▶ **Set exercise**:
Repeat the material exactly from its first line to the line that includes "const textStretch = 1.05;". Skip pictures.

--

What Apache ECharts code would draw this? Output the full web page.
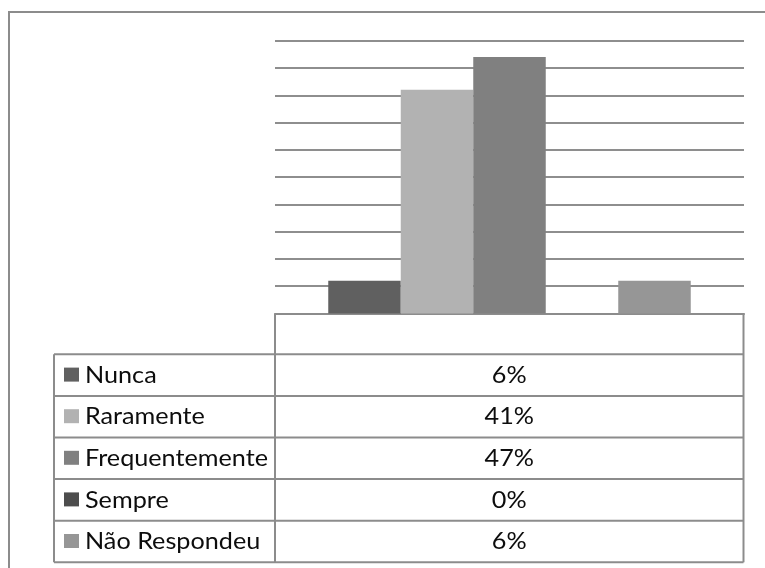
<!DOCTYPE html>
<html>
<head>
<meta charset="utf-8">
<script src="https://cdn.jsdelivr.net/npm/echarts@6/dist/echarts.min.js"></script>
<style>
  html, body { margin: 0; padding: 0; background: #fff; }
  #chart { width: 765px; height: 568px; }
</style>
</head>
<body>
<div id="chart"></div>
<script>
// Survey answers, one bar per answer
const categories = [''];
const seriesNames = ['Nunca', 'Raramente', 'Frequentemente', 'Sempre', 'Não Respondeu'];
const seriesValues = [0.06, 0.41, 0.47, 0, 0.06];
const seriesColors = ['#606060', '#b2b2b2', '#808080', '#4d4d4d', '#969696'];
const yTicks = { min: 0, max: 0.5, interval: 0.05 };

// Layout
const plotLeft = 275, plotRight = 744, plotTop = 40.7, plotBottom = 313.5;
const tableLeft = 54, tableRight = 743.5, rowH = 41.6;
const firstRowTop = 354.3;
const lineColor = '#8c8c8c';
const font = 'Lato, "Open Sans", sans-serif';
const textFont = '24px ' + font;
const textStretch = 1.05;

const chart = echarts.init(document.getElementById('chart'), null, { renderer: 'canvas' });

const graphics = [];
// outer chart frame (right/bottom edges fall outside the canvas)
graphics.push({
  type: 'rect', silent: true, z: 0,
  shape: { x: 9, y: 12, width: 800, height: 600 },
  style: { fill: 'none', stroke: lineColor, lineWidth: 2 }
});
const tableBottom = firstRowTop + rowH * seriesNames.length;
// header cell left border
graphics.push({
  type: 'line', silent: true, z: 10,
  shape: { x1: plotLeft, y1: plotBottom, x2: plotLeft, y2: tableBottom },
  style: { stroke: lineColor, lineWidth: 2 }
});
// table outline and rows
graphics.push({
  type: 'line', silent: true, z: 10,
  shape: { x1: tableLeft, y1: firstRowTop, x2: tableLeft, y2: tableBottom },
  style: { stroke: lineColor, lineWidth: 2 }
});
graphics.push({
  type: 'line', silent: true, z: 10,
  shape: { x1: tableRight, y1: plotBottom, x2: tableRight, y2: tableBottom },
  style: { stroke: lineColor, lineWidth: 2 }
});
for (let i = 0; i <= seriesNames.length; i++) {
  const y = firstRowTop + rowH * i;
  graphics.push({
    type: 'line', silent: true, z: 10,
    shape: { x1: tableLeft, y1: y, x2: tableRight, y2: y },
    style: { stroke: lineColor, lineWidth: 2 }
  });
}
seriesNames.forEach((name, i) => {
  const cy = firstRowTop + rowH * i + rowH / 2;
  graphics.push({
    type: 'rect', silent: true, z: 11,
    shape: { x: 64, y: cy - 7.5, width: 15, height: 14 },
    style: { fill: seriesColors[i] }
  });
  graphics.push({
    type: 'text', silent: true, z: 11,
    x: 85, y: cy, scaleX: textStretch,
    style: { text: name, font: textFont, fill: '#0d0d0d', textVerticalAlign: 'middle', textAlign: 'left' }
  });
  graphics.push({
    type: 'text', silent: true, z: 11,
    x: (plotLeft + tableRight) / 2, y: cy, scaleX: textStretch,
    style: { text: Math.round(seriesValues[i] * 100) + '%', font: textFont, fill: '#0d0d0d', textVerticalAlign: 'middle', textAlign: 'center' }
  });
});

chart.setOption({
  animation: false,
  backgroundColor: '#fff',
  grid: { left: plotLeft, right: 765 - plotRight, top: plotTop, bottom: 568 - plotBottom, containLabel: false },
  xAxis: {
    type: 'category', data: categories,
    axisLine: { show: true, lineStyle: { color: lineColor, width: 2 } },
    axisTick: { show: false }, axisLabel: { show: false }
  },
  yAxis: {
    type: 'value', min: yTicks.min, max: yTicks.max, interval: yTicks.interval,
    axisLine: { show: false }, axisTick: { show: false }, axisLabel: { show: false },
    splitLine: { lineStyle: { color: '#8e8e8e', width: 2 } }
  },
  series: seriesNames.map((name, i) => ({
    type: 'bar', name,
    data: [seriesValues[i]],
    barWidth: 72.5, barGap: '0%',
    itemStyle: { color: seriesColors[i] },
    z: 5
  })),
  graphic: graphics
});
</script>
</body>
</html>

--

▶ **Result for this task**:
What Apache ECharts code would draw this? Output the full web page.
<!DOCTYPE html>
<html>
<head>
<meta charset="utf-8">
<script src="https://cdn.jsdelivr.net/npm/echarts@6/dist/echarts.min.js"></script>
<style>
  html, body { margin: 0; padding: 0; background: #fff; }
  #chart { width: 765px; height: 568px; }
</style>
</head>
<body>
<div id="chart"></div>
<script>
// Survey answers, one bar per answer
const categories = [''];
const seriesNames = ['Nunca', 'Raramente', 'Frequentemente', 'Sempre', 'Não Respondeu'];
const seriesValues = [0.06, 0.41, 0.47, 0, 0.06];
const seriesColors = ['#606060', '#b2b2b2', '#808080', '#4d4d4d', '#969696'];
const yTicks = { min: 0, max: 0.5, interval: 0.05 };

// Layout
const plotLeft = 275, plotRight = 744, plotTop = 40.7, plotBottom = 313.5;
const tableLeft = 54, tableRight = 743.5, rowH = 41.6;
const firstRowTop = 354.3;
const lineColor = '#8c8c8c';
const font = 'Lato, "Open Sans", sans-serif';
const textFont = '24px ' + font;
const textStretch = 1.05;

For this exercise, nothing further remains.